I’m going to be brutally honest with you: I don’t listen to NPR much anymore. Back in the early 1980s, when I first began listening to the network’s news broadcasts, I found them intellectually stimulating, an audio version of the very best newspapers in the world, yet totally different. I remember the installment novel that Sunday morning host Susan Stamberg had, especially the George Plimpton chapter with God in the bathtub. I remember the on-air plays, the stories that used audio so effectively blended with spoken words that you could close your eyes and, voila, you could see it in your mind.

Things are different now… they’ve changed, and not for the better, in my opinion. What happened to originality, to reporters beating the bushes for their own unique stories, for something totally unique to NPR and its news presentation?
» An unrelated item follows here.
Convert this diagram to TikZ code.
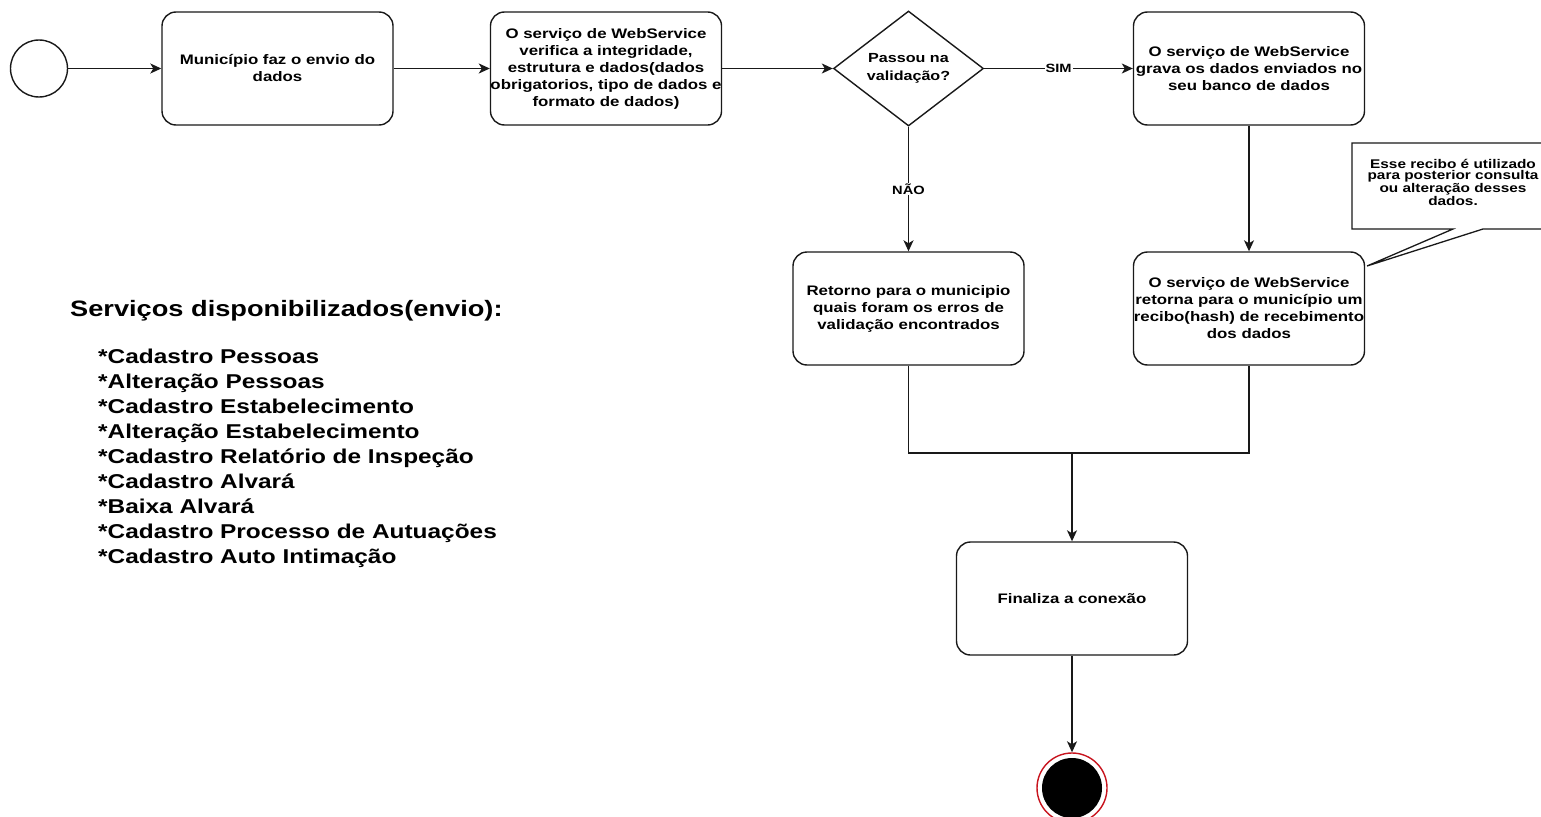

Now, it’s almost as if your assignment editors simply cruise the day’s papers, clip out interesting stories and inter-office mail them to reporters with “Do it for xxxday” notes attached.

When NPR does attempt to do something out of the ordinary today, it comes across as condescendingly smarmy to many listeners. The perfect example of that was the Waters story. Yes, Waters is a unique figure on the American cultural landscape, but the story had this “stick it in the eye” feel to it that made me squirm as I listened.

NPR is at its best, in my opinion, when it retains its intellectual generosity and resists the temptation to present its observations with ironic detachment.